For the most flavorful stew, it is best to use a seafood stock. You can find lots of recipes out there for seafood stock. Our version is quick and simple. In Spain, shrimp are usually sold with the heads on, supplying us with a easy source of shrimp heads and shells to cook down into a stock. If you can’t find shrimp with the heads on (it can be difficult in the United States) alternatives include making a stock from fish heads, fish bones, or just shrimp shells. You could also substitute either chicken or vegetable stock and add clam juice to enhance the flavor. Whatever you use, keep the stock warming over low heat on a separate burner until ready to use.
To begin, pull your seafood from the refrigerator, clean the shellfish and cut the fish into chunks. Allow everything to warm a bit on the counter while you put the Zarzuela together so that it is not refrigerator-cold when it hits the pot of stew.
Sprinkle the saffron threads into a glass of white wine to draw out the flavor. This infusion will be used later to deglaze the pan.
To make the almond powder, place almonds into the bowl of a food processor and blend until finely ground. Be careful not to over-process or the oil may separate from the nuts and make the mixture oily.
Everything can be cooked in the same large stock pot or Dutch oven. Start by frying chopped ham with the olive oil in the pot to extract the fat, then remove and set aside. You’ll add it back at the end. We used a thick cut of cured ham to add lots of flavor.
Add chopped onions to the oil and sweat for a few minutes until they begin to soften. Next, add garlic, herbs and spices and sauté for another minute.
Deglaze the pan with the saffron-infused white wine. Stir in coarsely chopped canned tomatoes and tomato paste.
Add the seafood stock and bring to a boil. Reduce the heat to a simmer and then add some salt to taste. We like to add salt in layers, a little at a time throughout the process. Stir in the ground almonds and simmer for 5 minutes more.
Add the ham back to the pot and then add the seafood in the order of required cooking time. The shrimp and fish need a few extra minutes, so they go in first. Simmer for a few minutes until shrimp are almost done.
Stir in the zest of one lemon – it should be well incorporated into the stew, but we still want the citrus flavor to be fresh.
Add the mussels and clams, taking the size and cooking time into consideration. Cover the pot and simmer for just a few minutes, removing from the heat as soon as the shells begin to open, or when the bivalves reach the desired degree of doneness.

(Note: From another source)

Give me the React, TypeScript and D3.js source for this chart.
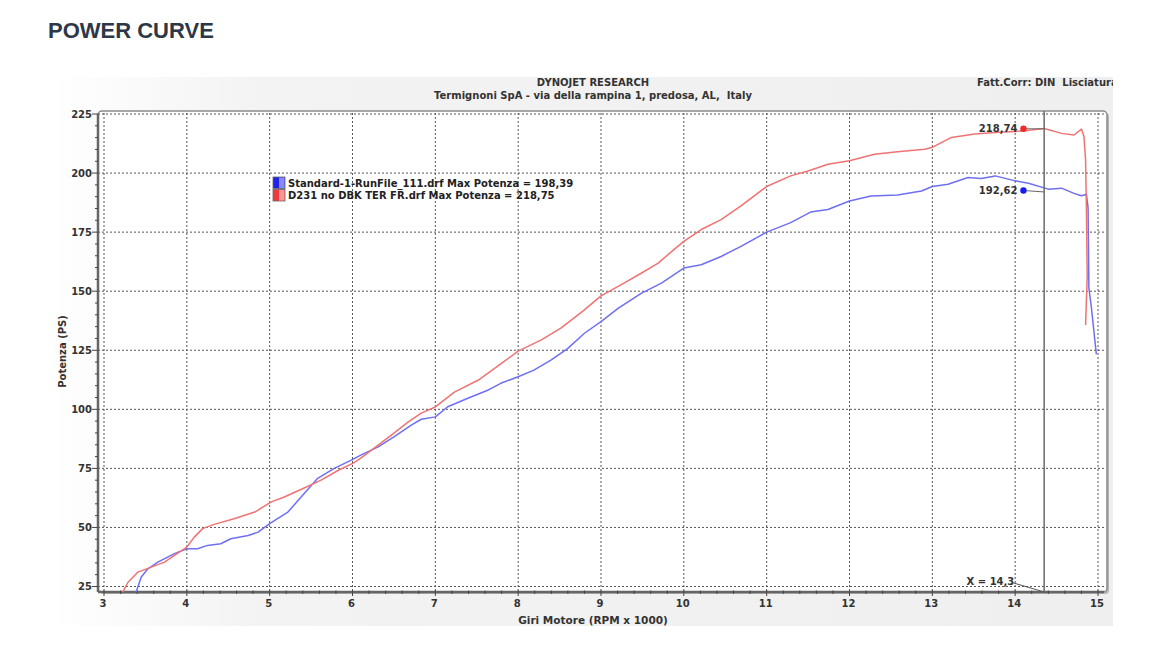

Ladle into bowls, grab a hunk of thick crusty bread, and serve immediately.
Yum…hearty and flavorful. Great for a cold winter day.
Don’t forget the wine! Since this is a Spanish dish, we pair it with Spanish wine. And we’re in Spain, so… Zarzuela de Mariscos can be paired with white or red wine. For whites, we recommend either Albarino or Godella, which are rich enough to hang with this dish and have nice acidity to balance it out. For reds, try a Garnacha or a well aged Rioja – nothing too heavy or too young.
Zarzuela de Mariscos
Shrimp (3 – 6 per person, depending on size)

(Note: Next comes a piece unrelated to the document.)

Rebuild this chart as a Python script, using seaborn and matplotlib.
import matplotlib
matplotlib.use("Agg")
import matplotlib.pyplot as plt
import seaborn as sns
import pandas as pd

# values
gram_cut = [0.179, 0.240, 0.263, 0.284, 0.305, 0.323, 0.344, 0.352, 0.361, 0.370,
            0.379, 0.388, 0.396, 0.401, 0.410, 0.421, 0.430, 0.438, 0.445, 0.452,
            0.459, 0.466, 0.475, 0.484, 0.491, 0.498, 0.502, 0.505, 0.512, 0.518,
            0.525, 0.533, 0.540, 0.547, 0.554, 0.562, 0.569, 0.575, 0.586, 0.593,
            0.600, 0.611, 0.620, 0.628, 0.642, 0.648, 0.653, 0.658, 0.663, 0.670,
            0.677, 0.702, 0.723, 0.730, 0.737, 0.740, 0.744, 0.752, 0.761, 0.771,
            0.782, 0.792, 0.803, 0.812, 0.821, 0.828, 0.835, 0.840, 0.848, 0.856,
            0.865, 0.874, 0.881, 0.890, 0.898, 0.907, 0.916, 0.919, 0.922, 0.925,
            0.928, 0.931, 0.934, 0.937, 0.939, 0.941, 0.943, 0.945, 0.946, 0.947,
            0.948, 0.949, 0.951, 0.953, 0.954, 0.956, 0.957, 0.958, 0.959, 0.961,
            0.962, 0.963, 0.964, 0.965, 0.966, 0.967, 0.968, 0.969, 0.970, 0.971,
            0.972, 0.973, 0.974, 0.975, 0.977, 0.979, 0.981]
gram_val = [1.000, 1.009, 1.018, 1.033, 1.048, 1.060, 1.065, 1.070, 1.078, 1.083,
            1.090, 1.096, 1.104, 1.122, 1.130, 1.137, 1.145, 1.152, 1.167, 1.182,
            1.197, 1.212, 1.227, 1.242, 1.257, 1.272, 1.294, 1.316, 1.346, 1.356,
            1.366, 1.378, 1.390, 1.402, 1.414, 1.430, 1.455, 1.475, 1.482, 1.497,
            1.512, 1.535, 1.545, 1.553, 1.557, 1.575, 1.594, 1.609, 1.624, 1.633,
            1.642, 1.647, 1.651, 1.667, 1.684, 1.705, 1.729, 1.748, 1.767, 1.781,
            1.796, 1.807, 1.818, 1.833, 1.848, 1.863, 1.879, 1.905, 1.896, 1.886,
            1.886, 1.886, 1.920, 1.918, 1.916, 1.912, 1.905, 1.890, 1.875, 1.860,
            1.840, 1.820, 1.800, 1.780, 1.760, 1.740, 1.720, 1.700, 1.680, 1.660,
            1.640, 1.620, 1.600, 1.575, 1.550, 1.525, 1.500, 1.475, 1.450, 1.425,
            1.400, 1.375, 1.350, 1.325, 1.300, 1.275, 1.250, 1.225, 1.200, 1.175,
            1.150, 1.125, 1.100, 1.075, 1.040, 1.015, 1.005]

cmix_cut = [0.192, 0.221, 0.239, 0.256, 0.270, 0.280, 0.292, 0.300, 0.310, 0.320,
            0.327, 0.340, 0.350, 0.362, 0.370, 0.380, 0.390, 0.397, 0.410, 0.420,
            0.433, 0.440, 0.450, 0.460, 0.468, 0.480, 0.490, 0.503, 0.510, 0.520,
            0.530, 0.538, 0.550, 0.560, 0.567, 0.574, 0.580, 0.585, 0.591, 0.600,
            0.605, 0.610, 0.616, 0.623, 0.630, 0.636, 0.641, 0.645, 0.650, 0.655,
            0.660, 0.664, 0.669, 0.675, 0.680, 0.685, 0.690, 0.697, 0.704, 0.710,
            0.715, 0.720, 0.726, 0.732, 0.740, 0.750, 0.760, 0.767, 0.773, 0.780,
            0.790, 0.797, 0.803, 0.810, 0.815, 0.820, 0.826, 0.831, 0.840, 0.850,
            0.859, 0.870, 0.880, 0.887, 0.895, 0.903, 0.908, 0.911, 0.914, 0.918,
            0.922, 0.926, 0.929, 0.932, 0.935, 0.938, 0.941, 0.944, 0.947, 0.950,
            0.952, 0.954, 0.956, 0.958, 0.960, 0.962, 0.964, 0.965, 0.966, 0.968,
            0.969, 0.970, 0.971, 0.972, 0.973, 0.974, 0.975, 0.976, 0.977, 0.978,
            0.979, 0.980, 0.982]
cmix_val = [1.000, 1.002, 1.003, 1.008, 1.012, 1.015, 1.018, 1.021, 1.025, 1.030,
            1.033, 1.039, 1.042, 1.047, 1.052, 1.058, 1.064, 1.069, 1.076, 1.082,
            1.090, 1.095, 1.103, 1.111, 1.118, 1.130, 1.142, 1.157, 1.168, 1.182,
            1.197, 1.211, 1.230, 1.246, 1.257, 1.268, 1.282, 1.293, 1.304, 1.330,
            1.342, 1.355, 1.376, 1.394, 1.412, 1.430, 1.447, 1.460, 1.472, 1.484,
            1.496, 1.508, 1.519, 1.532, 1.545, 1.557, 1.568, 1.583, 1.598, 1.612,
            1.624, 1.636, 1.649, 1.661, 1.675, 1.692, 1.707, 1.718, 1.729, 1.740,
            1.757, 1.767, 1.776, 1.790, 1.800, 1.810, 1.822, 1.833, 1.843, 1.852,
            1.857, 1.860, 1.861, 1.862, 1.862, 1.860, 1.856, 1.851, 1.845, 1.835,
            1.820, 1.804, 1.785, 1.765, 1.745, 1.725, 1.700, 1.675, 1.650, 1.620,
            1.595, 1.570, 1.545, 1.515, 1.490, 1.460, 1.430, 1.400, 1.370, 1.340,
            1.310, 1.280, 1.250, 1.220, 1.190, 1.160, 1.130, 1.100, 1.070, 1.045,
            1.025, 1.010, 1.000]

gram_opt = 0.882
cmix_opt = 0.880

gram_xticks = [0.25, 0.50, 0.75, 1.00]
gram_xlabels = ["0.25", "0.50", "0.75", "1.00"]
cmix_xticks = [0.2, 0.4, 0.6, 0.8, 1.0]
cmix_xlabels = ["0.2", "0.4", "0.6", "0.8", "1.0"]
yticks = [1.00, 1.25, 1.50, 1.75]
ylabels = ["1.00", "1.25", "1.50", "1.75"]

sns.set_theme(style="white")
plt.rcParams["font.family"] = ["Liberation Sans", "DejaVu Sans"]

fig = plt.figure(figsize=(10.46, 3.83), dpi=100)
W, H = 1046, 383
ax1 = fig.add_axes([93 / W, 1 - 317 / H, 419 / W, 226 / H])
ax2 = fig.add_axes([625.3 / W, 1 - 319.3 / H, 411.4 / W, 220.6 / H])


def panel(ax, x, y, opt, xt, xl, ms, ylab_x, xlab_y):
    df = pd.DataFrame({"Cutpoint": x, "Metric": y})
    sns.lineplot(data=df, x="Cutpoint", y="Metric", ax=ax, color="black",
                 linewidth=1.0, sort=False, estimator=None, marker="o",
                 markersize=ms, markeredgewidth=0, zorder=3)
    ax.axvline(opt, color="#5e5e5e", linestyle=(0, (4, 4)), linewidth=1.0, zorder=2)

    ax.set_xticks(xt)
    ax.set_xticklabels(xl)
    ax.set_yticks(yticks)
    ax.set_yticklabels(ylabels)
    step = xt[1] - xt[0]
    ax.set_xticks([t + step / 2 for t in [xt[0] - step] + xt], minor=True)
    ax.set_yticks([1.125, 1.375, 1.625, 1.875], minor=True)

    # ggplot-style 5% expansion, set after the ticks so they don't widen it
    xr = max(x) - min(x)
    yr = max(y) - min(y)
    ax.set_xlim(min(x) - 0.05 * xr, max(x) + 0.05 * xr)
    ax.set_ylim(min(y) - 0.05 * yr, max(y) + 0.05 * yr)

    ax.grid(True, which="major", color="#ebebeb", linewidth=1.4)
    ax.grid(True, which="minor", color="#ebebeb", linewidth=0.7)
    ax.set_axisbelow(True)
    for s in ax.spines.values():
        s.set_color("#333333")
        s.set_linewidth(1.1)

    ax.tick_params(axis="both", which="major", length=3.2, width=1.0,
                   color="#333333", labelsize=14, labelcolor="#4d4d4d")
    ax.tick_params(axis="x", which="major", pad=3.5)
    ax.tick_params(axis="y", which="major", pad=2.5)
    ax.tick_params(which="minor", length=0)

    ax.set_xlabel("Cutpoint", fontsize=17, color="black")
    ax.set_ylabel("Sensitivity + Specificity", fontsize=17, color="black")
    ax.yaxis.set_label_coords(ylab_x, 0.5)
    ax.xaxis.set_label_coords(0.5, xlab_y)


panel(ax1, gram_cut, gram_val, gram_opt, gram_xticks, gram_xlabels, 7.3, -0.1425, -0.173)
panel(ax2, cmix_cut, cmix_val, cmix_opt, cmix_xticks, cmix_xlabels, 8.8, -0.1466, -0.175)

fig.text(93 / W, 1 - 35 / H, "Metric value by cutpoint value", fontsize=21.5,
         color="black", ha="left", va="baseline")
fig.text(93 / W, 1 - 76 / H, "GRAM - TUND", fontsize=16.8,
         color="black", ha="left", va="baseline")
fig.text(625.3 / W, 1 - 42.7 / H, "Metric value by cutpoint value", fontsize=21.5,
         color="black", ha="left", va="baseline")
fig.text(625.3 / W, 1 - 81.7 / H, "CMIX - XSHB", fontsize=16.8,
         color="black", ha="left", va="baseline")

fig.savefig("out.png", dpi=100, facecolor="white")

1 lb. Cod (or other firm white fish) cut into 2-inch chunks
4 cups of seafood stock (see recipe below)
1/2 cup blanched almonds, slivers or slices
1 medium onion, roughly chopped
4 garlic cloves, sliced
1 large sprig fresh rosemary, leaves removed and chopped
5 sprigs fresh thyme
Saffron, just a pinch
Cayenne pepper, just a pinch
1/2 teaspoon smoked paprika
1/2 cup dry white wine
1 cup canned tomatoes, roughly chopped
1 tablespoon tomato paste
1/2 cup of cured ham, chopped
1/4 cup olive oil
zest of 1 lemon
- Add the pinch of saffron threads to the white wine (at room temperature) and set aside.

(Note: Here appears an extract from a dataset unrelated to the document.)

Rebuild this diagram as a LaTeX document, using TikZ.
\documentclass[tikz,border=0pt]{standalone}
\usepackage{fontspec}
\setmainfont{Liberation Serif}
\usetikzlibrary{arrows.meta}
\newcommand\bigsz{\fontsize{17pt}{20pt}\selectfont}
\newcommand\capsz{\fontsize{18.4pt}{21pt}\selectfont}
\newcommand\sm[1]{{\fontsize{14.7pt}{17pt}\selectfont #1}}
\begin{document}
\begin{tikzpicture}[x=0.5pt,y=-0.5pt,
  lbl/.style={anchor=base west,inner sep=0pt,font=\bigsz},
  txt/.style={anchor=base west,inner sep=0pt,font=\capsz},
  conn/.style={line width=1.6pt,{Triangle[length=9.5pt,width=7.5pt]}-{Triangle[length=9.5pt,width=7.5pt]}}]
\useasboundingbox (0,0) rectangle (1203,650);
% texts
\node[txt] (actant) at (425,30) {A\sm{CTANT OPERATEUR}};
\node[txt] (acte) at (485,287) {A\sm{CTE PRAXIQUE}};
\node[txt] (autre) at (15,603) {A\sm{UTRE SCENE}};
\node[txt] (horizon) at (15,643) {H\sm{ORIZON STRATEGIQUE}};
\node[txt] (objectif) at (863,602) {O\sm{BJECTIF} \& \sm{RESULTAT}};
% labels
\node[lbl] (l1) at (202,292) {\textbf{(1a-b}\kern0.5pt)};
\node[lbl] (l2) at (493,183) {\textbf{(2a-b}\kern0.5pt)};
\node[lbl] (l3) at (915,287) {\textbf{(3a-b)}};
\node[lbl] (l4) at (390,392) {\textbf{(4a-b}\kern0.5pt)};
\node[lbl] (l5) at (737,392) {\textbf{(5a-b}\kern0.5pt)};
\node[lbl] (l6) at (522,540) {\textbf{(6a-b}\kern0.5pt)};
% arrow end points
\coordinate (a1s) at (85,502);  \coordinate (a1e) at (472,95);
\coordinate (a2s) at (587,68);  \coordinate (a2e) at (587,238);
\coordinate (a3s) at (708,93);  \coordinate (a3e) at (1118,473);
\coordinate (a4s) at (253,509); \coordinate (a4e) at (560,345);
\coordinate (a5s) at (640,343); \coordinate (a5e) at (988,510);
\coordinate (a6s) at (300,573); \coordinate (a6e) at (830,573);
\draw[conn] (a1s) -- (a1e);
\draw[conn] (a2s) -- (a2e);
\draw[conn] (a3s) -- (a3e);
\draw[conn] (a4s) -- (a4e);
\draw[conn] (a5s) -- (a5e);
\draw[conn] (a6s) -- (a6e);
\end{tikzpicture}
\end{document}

- Place the almonds in a food processor and blend into a fine grainy texture.
- In a large dutch oven or stock pot with olive oil, fry the ham over medium heat until it releases its fat. Remove ham from the pot and set aside.
- Add onions to the oil and sweat for 5 minutes.
- Add the garlic, rosemary, thyme, smoked paprika, and cayenne.
- Add the saffron-infused wine and stir to deglaze the pan.
- Add the chopped tomatoes and then stir in the tomato paste.
- Pour in the stock and bring to a boil, then reduce heat to a simmer. Add salt to taste.
- Stir in ground almonds and simmer for 5 minutes.
- Add the ham back to the pot.
- Add shrimp and fish and continue to simmer until shrimp are almost done (3-5 minutes).
- Gently stir in lemon zest.
- Add mussels, simmer for a minute, then add clams. Cover the pot and turn off the heat. Serve when mussels and clams open. (We like our bivalves to be just slightly cooked so they are plump and juicy. If you prefer yours more well-done, keep the stew simmering until they reach the desired degree of doneness.)
Shrimp heads and shells from 12 shrimp (or more, depending on size)
1 yellow or white onion, roughly chopped
6 stalks of celery
2 cloves of garlic, sliced
3 bay leaves
6 sprigs of fresh thyme
1 tablespoon of whole black peppercorns
1/4 cup of olive oil
a few pinches of salt (to taste)
4 cups of water
- Heat the olive oil in a large pan or stock pot over medium heat. Add the shrimp heads and shells and saute until the shells begin to brown, about 8-10 minutes.
- Add 4 cups of water and the remaining ingredients to the pot. Bring to a boil.
- Reduce heat and simmer for at least 20 minutes.
- Let stock cool and then strain through a sieve or colander into a new container to remove all solids.